Part-timers cut pay bill by Pounds 50m

September 29, 2000

Universities are saving about Pounds 50 million a year by illegally exploiting an army of hourly paid lecturers, trade union Natfhe says.

A Natfhe survey extrapolates that more than 15,000 part-time staff across the sector are working at least two or three hours for free for every hour they are paid.

The union said that part-timers are providing the backbone of higher education and are entitled to be put on proper pro-rata contracts, increasing the sector's wage bill by about Pounds 50 million, more than Pounds 3,000 each.

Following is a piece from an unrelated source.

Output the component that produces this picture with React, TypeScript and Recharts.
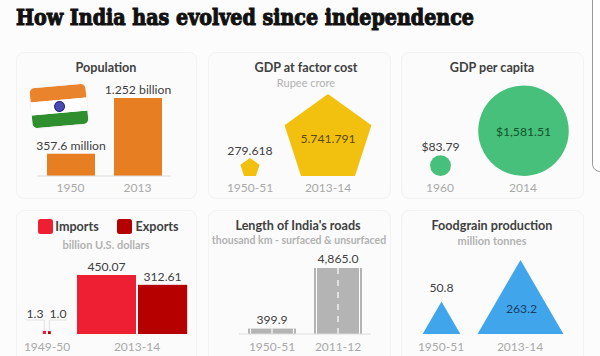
import React from "react";
import { BarChart, Bar, XAxis, YAxis } from "recharts";

const TITLE = "How India has evolved since independence";

const popYears = ["1950", "2013"];
const popValues = [357.6, 1252];
const popLabels = ["357.6 million", "1.252 billion"];

const gdpYears = ["1950-51", "2013-14"];
const gdpValues = [279.618, 5741.791];
const gdpLabels = ["279.618", "5.741.791"];

const capYears = ["1960", "2014"];
const capValues = [83.79, 1581.51];
const capLabels = ["$83.79", "$1,581.51"];

const tradeYears = ["1949-50", "2013-14"];
const importValues = [1.3, 450.07];
const exportValues = [1.0, 312.61];
const importLabels = ["1.3", "450.07"];
const exportLabels = ["1.0", "312.61"];

const roadYears = ["1950-51", "2011-12"];
const roadValues = [399.9, 4865];
const roadLabels = ["399.9", "4,865.0"];

const foodYears = ["1950-51", "2013-14"];
const foodValues = [50.8, 263.2];
const foodLabels = ["50.8", "263.2"];

const FONT = "Lato, sans-serif";
const INK = "#404040";
const TICK = "#a9a9a9";
const SUB = "#b2b2b2";

const rows = (cats: string[], vals: number[], labels: string[]) =>
  cats.map((c, i) => ({ cat: c, value: vals[i], label: labels[i] }));

const tradeRows = tradeYears.map((c, i) => ({
  cat: c,
  imports: importValues[i],
  exports: exportValues[i],
  importLabel: importLabels[i],
  exportLabel: exportLabels[i],
}));

const Val = ({ x, y, children, fill = INK }: any) => (
  <text x={x} y={y} textAnchor="middle" fontFamily={FONT} fontSize={12.2} fill={fill}>
    {children}
  </text>
);

const BarShape = (color: string) => (p: any) => (
  <g>
    <rect x={p.x} y={p.y} width={p.width} height={p.height} fill={color} />
    <Val x={p.x + p.width / 2} y={p.y - 4}>{p.payload.label}</Val>
  </g>
);

const PentagonShape = (p: any) => {
  const cx = p.x + p.width / 2;
  const h = p.height;
  const w = h * 1.06;
  const l = cx - w / 2;
  const pts = [
    [0.5, 0],
    [1, 0.38],
    [0.81, 1],
    [0.19, 1],
    [0, 0.38],
  ]
    .map(([a, b]) => `${l + a * w},${p.y + b * h}`)
    .join(" ");
  const big = h > 40;
  return (
    <g>
      <polygon points={pts} fill="#f2c00e" />
      <Val x={cx} y={big ? p.y + h * 0.6 : p.y - 3} fill={big ? "#5e4c0c" : INK}>{p.payload.label}</Val>
    </g>
  );
};

const CircleShape = (p: any) => {
  const cx = p.x + p.width / 2;
  const big = p.height > 40;
  return (
    <g>
      <circle cx={cx} cy={p.y + p.height / 2} r={p.height / 2} fill="#46c07a" />
      <Val x={cx} y={big ? p.y + p.height / 2 + 5 : p.y - 4} fill={big ? "#14532d" : INK}>{p.payload.label}</Val>
    </g>
  );
};

const TriangleShape = (p: any) => {
  const cx = p.x + p.width / 2;
  const h = p.height;
  const w = h * 1.16;
  const big = h > 50;
  return (
    <g>
      <polygon points={`${cx},${p.y} ${cx + w / 2},${p.y + h} ${cx - w / 2},${p.y + h}`} fill="#41a5ec" />
      <Val x={big ? cx + 1 : cx} y={big ? p.y + h * 0.72 : p.y - 9} fill={big ? "#1a3d66" : INK}>{p.payload.label}</Val>
    </g>
  );
};

const RoadShape = (p: any) => {
  const cx = p.x + p.width / 2;
  return (
    <g>
      <rect x={p.x} y={p.y} width={p.width} height={p.height} fill="#b4b4b4" />
      <rect x={p.x + 2} y={p.y} width={1} height={p.height} fill="#fff" />
      <rect x={p.x + p.width - 3} y={p.y} width={1} height={p.height} fill="#fff" />
      <line x1={cx} x2={cx} y1={p.y} y2={p.y + p.height} stroke="#fff" strokeWidth={1.2} strokeDasharray="6 6" />
      <Val x={cx} y={p.y - 5}>{p.payload.label}</Val>
    </g>
  );
};

const ImportShape = (p: any) => {
  const center = p.x + p.width;
  const side = p.height;
  const small = side < 10;
  const x = center - side - 1;
  return (
    <g>
      <rect x={x} y={p.y} width={side} height={side} fill="#ee1f33" />
      {small ? (
        <g>
          <polyline points={`${x + side / 2},${p.y - 1} ${x + side / 2},320 ${center - 21},320`} fill="none" stroke="#dcdcdc" strokeWidth={0.8} />
          <Val x={center - 12} y={318}>{p.payload.importLabel}</Val>
        </g>
      ) : (
        <Val x={x + side / 2} y={p.y - 4}>{p.payload.importLabel}</Val>
      )}
    </g>
  );
};

const ExportShape = (p: any) => {
  const center = p.x;
  const side = p.height;
  const small = side < 10;
  const x = center + 1;
  return (
    <g>
      <rect x={x} y={p.y} width={side} height={side} fill="#b60000" />
      {small ? (
        <g>
          <polyline points={`${x + side / 2},${p.y - 1} ${x + side / 2},320 ${center + 20},320`} fill="none" stroke="#dcdcdc" strokeWidth={0.8} />
          <Val x={center + 11} y={318}>{p.payload.exportLabel}</Val>
        </g>
      ) : (
        <Val x={x + side / 2} y={p.y - 4}>{p.payload.exportLabel}</Val>
      )}
    </g>
  );
};

const Layer = ({ children }: any) => (
  <div style={{ position: "absolute", left: 0, top: 0, width: 600, height: 356 }}>{children}</div>
);

const tickStyle = { fontSize: 12, fill: TICK, fontFamily: FONT };

const Mini = ({ data, left, right, top, baseline, max, sqrt, axis, shape, barSize, tickMargin = 2 }: any) => (
  <Layer>
    <BarChart
      width={600}
      height={356}
      data={data}
      margin={{ left, right: 600 - right, top, bottom: 356 - baseline - 20 }}
    >
      <XAxis
        dataKey="cat"
        height={20}
        tickLine={false}
        tickMargin={tickMargin}
        interval={0}
        axisLine={axis ? { stroke: "#dcdcdc" } : false}
        tick={tickStyle}
      />
      <YAxis hide width={0} domain={[0, max]} scale={sqrt ? "sqrt" : "linear"} />
      <Bar dataKey="value" barSize={barSize} isAnimationActive={false} shape={shape} />
    </BarChart>
  </Layer>
);

const Txt = ({ x, y, size = 12.6, weight = 700, color = INK, children }: any) => (
  <div
    style={{
      position: "absolute",
      left: x,
      top: y,
      transform: "translate(-50%,-50%)",
      whiteSpace: "nowrap",
      fontFamily: FONT,
      fontSize: size,
      fontWeight: weight,
      color,
      lineHeight: 1,
    }}
  >
    {children}
  </div>
);

const Panel = ({ x, y, w, h }: any) => (
  <div
    style={{
      position: "absolute",
      left: x,
      top: y,
      width: w,
      height: h,
      boxSizing: "border-box",
      background: "#fbfbfb",
      border: "1px solid #f3f3f4",
      borderRadius: 8,
    }}
  />
);

const Swatch = ({ x, color }: any) => (
  <div style={{ position: "absolute", left: x, top: 219, width: 15, height: 15, borderRadius: 2.5, background: color }} />
);

const Flag = () => (
  <div
    style={{
      position: "absolute",
      left: 31,
      top: 86,
      width: 56,
      height: 40,
      borderRadius: 5,
      overflow: "hidden",
      transform: "rotate(-5deg)",
      boxShadow: "0 0 2px #e4e4e4",
    }}
  >
    <div style={{ height: 13.5, background: "#e9842d" }} />
    <div style={{ height: 13, background: "#fff", position: "relative" }}>
      <div
        style={{
          position: "absolute",
          left: 22.5,
          top: 1,
          width: 11,
          height: 11,
          borderRadius: "50%",
          boxSizing: "border-box",
          border: "1.5px solid #26267e",
          background: "#4a4ab0",
        }}
      />
    </div>
    <div style={{ height: 13.5, background: "#2f8f2f" }} />
  </div>
);

export default function App() {
  return (
    <div style={{ position: "fixed", left: 0, top: 0, width: 600, height: 356, overflow: "hidden", background: "#fcfcfc" }}>
      <div
        style={{
          position: "absolute",
          left: 592,
          top: -12,
          width: 30,
          height: 184,
          boxSizing: "border-box",
          background: "#fff",
          border: "1px solid #9a9a9a",
          borderRadius: 8,
        }}
      />
      <svg width={600} height={40} style={{ position: "absolute", left: 0, top: 0 }}>
        <text
          x={16}
          y={25}
          fontFamily="'DejaVu Serif', serif"
          fontWeight={700}
          fontSize={22}
          fill="#111"
          stroke="#111"
          strokeWidth={1.1}
          textLength={458}
          lengthAdjust="spacingAndGlyphs"
        >
          {TITLE}
        </text>
      </svg>

      <Panel x={16} y={52} w={181} h={147} />
      <Panel x={208} y={52} w={183} h={147} />
      <Panel x={401} y={52} w={183} h={147} />
      <Panel x={16} y={210} w={181} h={160} />
      <Panel x={208} y={210} w={183} h={160} />
      <Panel x={401} y={210} w={183} h={160} />

      <Flag />

      <Mini data={rows(popYears, popValues, popLabels)} left={37} right={171} top={98} baseline={176} max={1252} axis barSize={48} tickMargin={1} shape={BarShape("#e87e22")} />
      <Mini data={rows(gdpYears, gdpValues, gdpLabels)} left={211} right={367} top={94} baseline={176} max={5741.791} sqrt barSize={40} tickMargin={1} shape={PentagonShape} />
      <Mini data={rows(capYears, capValues, capLabels)} left={398.5} right={564.5} top={85.5} baseline={176} max={1581.51} sqrt barSize={40} tickMargin={1} shape={CircleShape} />

      <Layer>
        <BarChart width={600} height={356} data={tradeRows} barGap={0} margin={{ left: 2, right: 418, top: 275, bottom: 2 }}>
          <XAxis dataKey="cat" height={20} tickLine={false} tickMargin={2} interval={0} axisLine={false} tick={tickStyle} />
          <YAxis hide width={0} domain={[0, 450.07]} scale="sqrt" />
          <Bar dataKey="imports" name="Imports" barSize={30} isAnimationActive={false} shape={ImportShape} />
          <Bar dataKey="exports" name="Exports" barSize={30} isAnimationActive={false} shape={ExportShape} />
        </BarChart>
      </Layer>

      <Mini data={rows(roadYears, roadValues, roadLabels)} left={239} right={371} top={268} baseline={334} max={4865} axis barSize={48} shape={RoadShape} />
      <Mini data={rows(foodYears, foodValues, foodLabels)} left={401.5} right={559.5} top={260} baseline={334} max={263.2} sqrt barSize={40} shape={TriangleShape} />

      <Txt x={106} y={68}>Population</Txt>
      <Txt x={306} y={68}>GDP at factor cost</Txt>
      <Txt x={306} y={81.5} size={11} weight={400} color={SUB}>Rupee crore</Txt>
      <Txt x={492} y={68}>GDP per capita</Txt>

      <Swatch x={38} color="#ee1f33" />
      <Txt x={77} y={227}>Imports</Txt>
      <Swatch x={117} color="#b60000" />
      <Txt x={157} y={227}>Exports</Txt>
      <Txt x={106} y={244} size={11} color={SUB}>billion U.S. dollars</Txt>

      <Txt x={298} y={226}>Length of India's roads</Txt>
      <Txt x={299} y={239.5} size={10.5} color={SUB}>thousand km - surfaced &amp; unsurfaced</Txt>
      <Txt x={492} y={226}>Foodgrain production</Txt>
      <Txt x={492} y={239.5} size={11} color={SUB}>million tonnes</Txt>
    </div>
  );
}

Tom Wilson, head of universities at Natfhe, said: "Of the 30,000 hourly paid teaching staff, well over half ought to be earning 50 per cent more on contracts equivalent to their full-time colleagues."

Natfhe conducted its survey at London Guildhall University, and its figures are roughly extrapolated for the sector as a whole.

The survey found that nearly nine out of ten hourly paid lecturers routinely undertook duties for which they were not paid. Some 86 per cent undertook tutorial work, 76 per cent curriculum planning, and 37 per cent performed student counselling roles. Almost half (44 per cent) were even involved in research.

Natfhe conducted the survey as part of a dispute with Guildhall over staff contracts. The university will not introduce fractional contracts, arguing that hourly paid lecturers do not do the same duties as their full-time colleagues.